Jean-Louis Schilansky : Il faut faire attention à ne pas confondre ces deux situations : la baisse de la production initiée par l’Arabie Saoudite, en septembre dernier, ne résulte pas du tout de la même logique que celle dont nous avons parlé jusqu’à présent. Cela fait près d’un an, maintenant, que le pays a réduit sa production de pétrole de façon continue. En tout et pour tout, c’est près de 2 millions de barils qui n’ont finalement pas été produits, sans compter ceux de la Russie qui a décidé de suivre le mouvement.

Le raisonnement de l’Arabie Saoudite, jusqu’à présent, était purement économique. Il ne faisait pas l’objet de considérations politiques. Les Saoudiens surveillent l’économie mondiale et prévoyaient, du fait de la hausse des taux d’intérêts, un ralentissement généralisé de cette dernière. Pour maintenir les cours, ils ont décidé de réduire leur offre, ce qui a plutôt bien marché, compte tenu des prix observés. 

De telles tensions préexistantes peuvent-elles aggraver le choc ?

Loïk Le Floch-Prigent : Ce sont les actions à venir qui peuvent aggraver le choc et personne ne les connaît . Nous savons simplement que les opinions publiques occidentales sont perméables à l’horreur de l’action du Hamas , et que ce n’est pas le cas dans un grand nombre de pays producteurs de pétrole !

Jean-Louis Schilansky : Evidemment. Nous faisons face à une situation déjà relativement tendue, du fait des réductions de l’offre précédemment évoquées. Toute complication de nature politique aurait des répercussions sur le prix du pétrole. Celles-ci seraient cependant différentes en fonction du degré de la réponse, ainsi que nous les avons discutées en première question.

Quelle attitude avoir, en tant qu’Etat par exemple, pour se préserver autant que faire se peut des effets du choc pétrolier ?

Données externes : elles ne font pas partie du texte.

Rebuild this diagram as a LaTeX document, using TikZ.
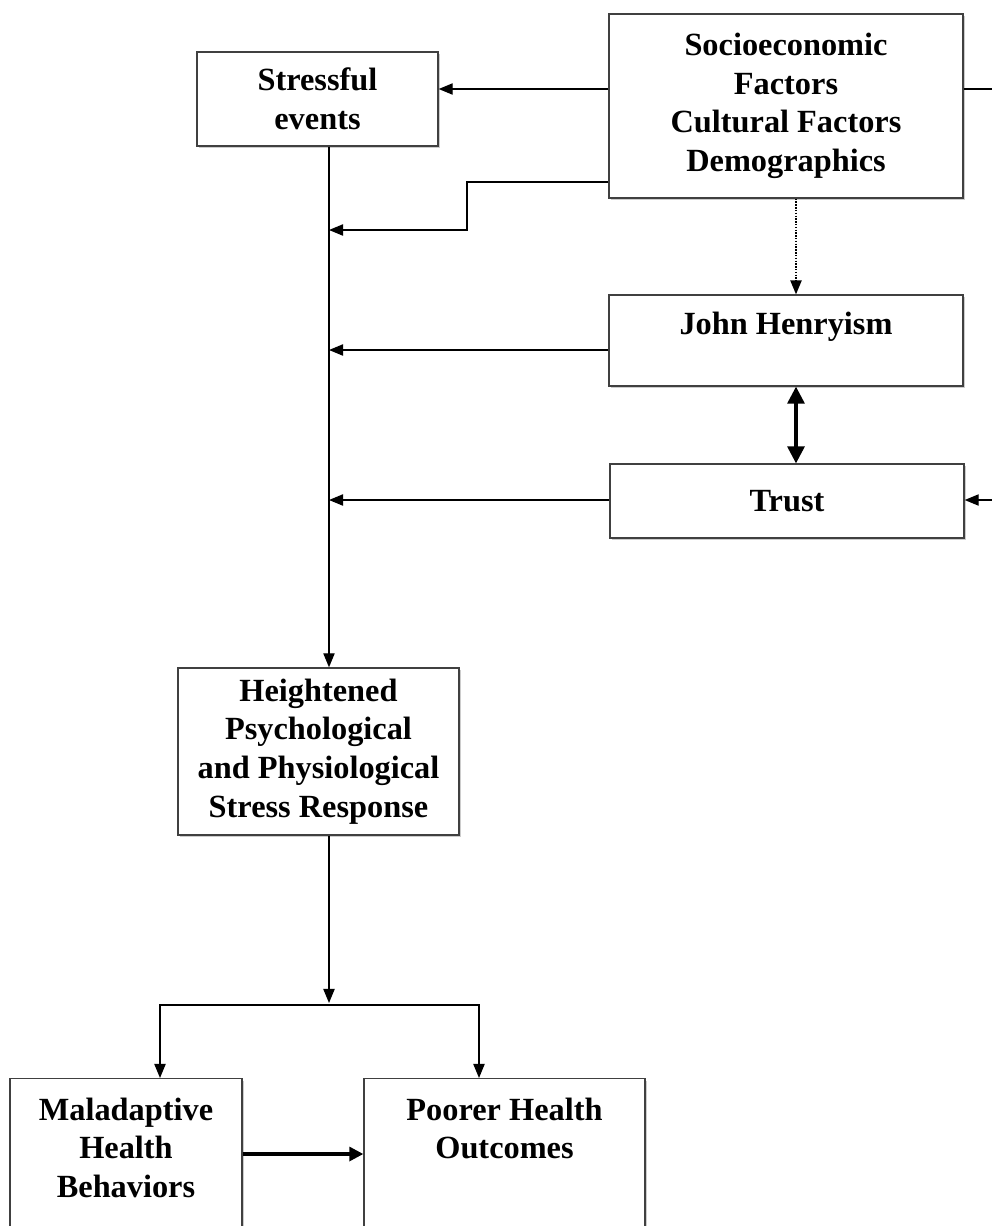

Loïk Le Floch-Prigent : Nous revenons à notre action en 1973 , une accélération des programmes nucléaires, un renforcement des programmes hydroélectriques, le recours aux fossiles de proximité. En 1973 nous avions investi lourdement en Mer du nord dans le gaz, dans le pétrole et avons eu des performances remarquables dans tous les pays en dehors du Moyen-Orient . Il suffit de reprendre les données de base de la souveraineté et de l'indépendance . La France dispose de « gaz de schiste » , nous ne voulons pas l’exploiter, mais nous allons avoir besoin de gaz pour passer les pics de consommation électrique. A nous de savoir si nous voulons rester dans l’idéologie ou si nous redevenons pragmatiques pour préserver la prospérité de nos populations . Nous avons besoin de l’abondance énergétique et nous pouvons rapidement la rebâtir. Retrouvons une volonté politique de ne pas céder aux apôtres de la décroissance .

Nous devons être solidaires des peuples qui n’acceptent pas les horreurs du Hamas, cela aura un coût, et nous avons les moyens d’atténuer ce cout pour notre population.